The National Monument episode not only shows that there are multiple paths to getting things done in Congress, it also illustrates one reason why Republicans are so intent on winning the presidency in 2016.

5. Ironically, the off-year election year for Hospital District Commissioner in San Juan County, which is usually about as exciting as the election of Cemetery Commissioner, will probably get statewide media attention, and may get national attention.

The issue which may put the election in the national news is Attorney General Bob Ferguson’s opinion that public hospital districts must comply with Washington law on reproductive rights, specifically RCW 9.02.100 and related sections, approved by the people as Initiative 120 in 1991. Also, acccording to RCW 9.02.150, “No person or private medical facility may be required by law or contract in any circumstances to participate in the performance of an abortion if such person or private medical facility objects to so doing.”

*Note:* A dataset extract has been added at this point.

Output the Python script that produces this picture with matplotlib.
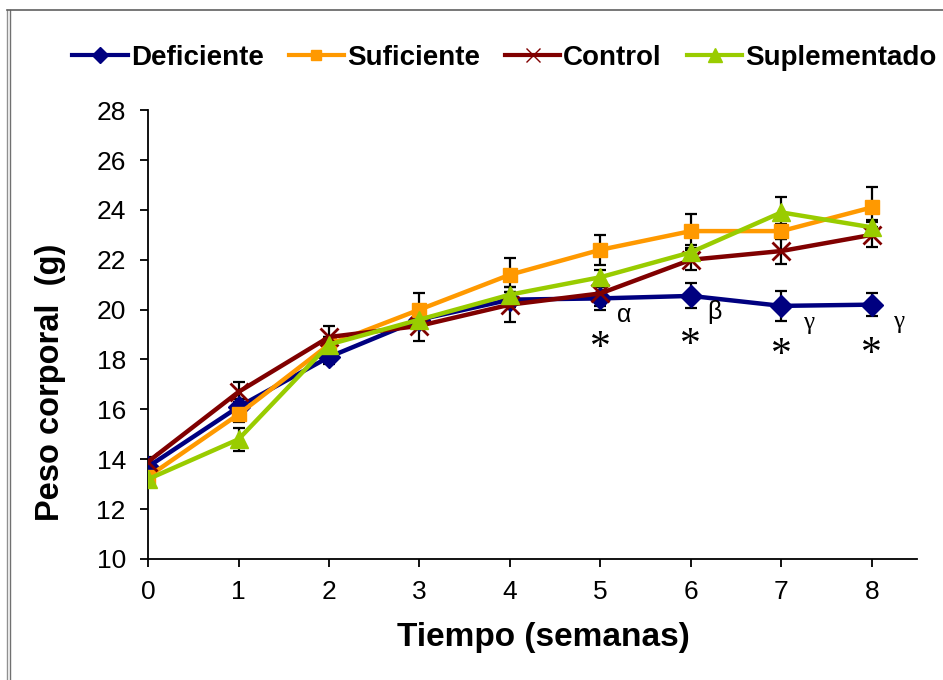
import numpy as np
import matplotlib
matplotlib.use('Agg')
import matplotlib.pyplot as pp
import matplotlib.lines as mlines

pp.rcParams['font.family'] = ['Liberation Sans', 'DejaVu Sans']

# body weight (g) per week, mean and error for each diet group
semanas = [0, 1, 2, 3, 4, 5, 6, 7, 8]
series = ['Deficiente', 'Suficiente', 'Control', 'Suplementado']

deficiente = [13.7, 16.1, 18.1, 19.6, 20.4, 20.45, 20.55, 20.15, 20.2]
suficiente = [13.3, 15.8, 18.6, 20.0, 21.4, 22.4, 23.15, 23.15, 24.1]
control = [13.9, 16.7, 18.9, 19.35, 20.2, 20.65, 22.0, 22.35, 23.0]
suplementado = [13.2, 14.8, 18.6, 19.6, 20.6, 21.3, 22.3, 23.9, 23.3]

err_deficiente = [0.2, 0.3, 0.3, 0.3, 0.3, 0.45, 0.5, 0.6, 0.47]
err_suficiente = [0.2, 0.3, 0.3, 0.67, 0.68, 0.6, 0.68, 0.3, 0.8]
err_control = [0.2, 0.4, 0.45, 0.6, 0.7, 0.5, 0.4, 0.5, 0.5]
err_suplementado = [0.2, 0.45, 0.3, 0.3, 0.3, 0.3, 0.3, 0.6, 0.3]

# significance marks under the Deficiente curve
marca_x = [5, 6, 7, 8]
marca_griega = [u'\u03b1', u'\u03b2', u'\u03b3', u'\u03b3']

valores = [deficiente, suficiente, control, suplementado]
errores = [err_deficiente, err_suficiente, err_control, err_suplementado]
colores = ['#000080', '#FF9900', '#800000', '#99CC00']
marcadores = ['D', 's', 'x', '^']
tamanos = [11, 10, 13, 13]

fig = pp.figure(figsize=(9.43, 6.8), dpi=100)
ax = fig.add_axes([0.157, 0.178, 0.8155, 0.66])

handles = []
for nombre, y, e, c, m, ms in zip(series, valores, errores, colores, marcadores, tamanos):
    ax.errorbar(semanas, y, yerr=e, fmt='none', ecolor='k', elinewidth=1.6,
                capsize=4, capthick=1.6, zorder=2)
    ax.plot(semanas, y, color=c, linewidth=3.2, marker=m, markersize=ms,
            markeredgewidth=2 if m == 'x' else 1, markeredgecolor=c,
            markerfacecolor=c, zorder=3)
    handles.append(mlines.Line2D([], [], color=c, linewidth=3, marker=m,
                                 markersize=ms * 0.75, markeredgecolor=c,
                                 markeredgewidth=1, label=nombre))

ax.set_xlim(0, 8.5)
ax.set_ylim(10, 28)
ax.set_xticks(semanas)
ax.set_yticks(np.arange(10, 29, 2))
ax.spines['top'].set_visible(False)
ax.spines['right'].set_visible(False)
for s in ['left', 'bottom']:
    ax.spines[s].set_linewidth(1.3)
ax.tick_params(axis='both', direction='out', length=6, width=1.3,
               labelsize=19, pad=9)
ax.tick_params(axis='y', pad=10)

ax.set_xlabel('Tiempo (semanas)', fontsize=24, fontweight='bold')
ax.set_ylabel('Peso corporal  (g)', fontsize=23.5, fontweight='bold')
ax.xaxis.set_label_coords(0.514, -0.14)
ax.yaxis.set_label_coords(-0.107, 0.394)

for xm, g in zip(marca_x, marca_griega):
    yd = deficiente[xm]
    ax.text(xm, yd - 2.0, '*', fontsize=30,
            ha='center', va='center', family=['Liberation Serif', 'DejaVu Serif'])
    if g == u'\u03b3':
        ax.text(xm + 0.3, yd - 0.7, g, fontsize=18, ha='center', va='center',
                family=['Liberation Serif', 'DejaVu Serif'])
    else:
        ax.text(xm + 0.26, yd - 0.65, g, fontsize=18, ha='center', va='center')

fig.legend(handles=handles, loc='center', bbox_to_anchor=(0.535, 0.915),
           ncol=4, frameon=False, handlelength=2.0, handletextpad=0.1,
           columnspacing=0.9, prop={'size': 20, 'weight': 'bold'})

# outer frame, left and top edges
fig.add_artist(mlines.Line2D([0.0075, 0.0075], [0, 0.985], color='#909090',
                             linewidth=1.0, transform=fig.transFigure))
fig.add_artist(mlines.Line2D([0.0105, 0.0105], [0, 0.985], color='#707070',
                             linewidth=1.0, transform=fig.transFigure))
fig.add_artist(mlines.Line2D([0.0075, 1.0], [0.985, 0.985], color='#606060',
                             linewidth=1.2, transform=fig.transFigure))

fig.savefig('out.png', dpi=100)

Whether the right to an abortion (or any reproductive service) trumps RCW 9.02.150 may be a question to be decided in court. Any legal wrangling that ensues will certainly also involve Article 11 of the state Constitution, which states, in part: “No public money or property shall be appropriated for or applied to any religious worship, exercise or instruction, or the support of any religious establishment.”

The AG opinion was written in response to a written request by Sen. Kevin Ranker that referred to the contract between the Hospital District 1 and PeaceHealth, the owner and operator of Peace Island Hospital and Medical Clinic. The contract, which provides about $1 million per year to Peace Island, is silent on provision of reproductive services, which under Initiative 120 includes abortion and birth control.

Up until now, the hospital district has deflected the issue, but the commissioners may be forced into a more definitive position if Monica Harrington and her cadre of reproductive activists continue to apply pressure.

The election will be contested by former County Councilman Howie Rosenfeld and longtime San Juan Islander Mark Schwinge. Both have been asked by The Journal to address the issue.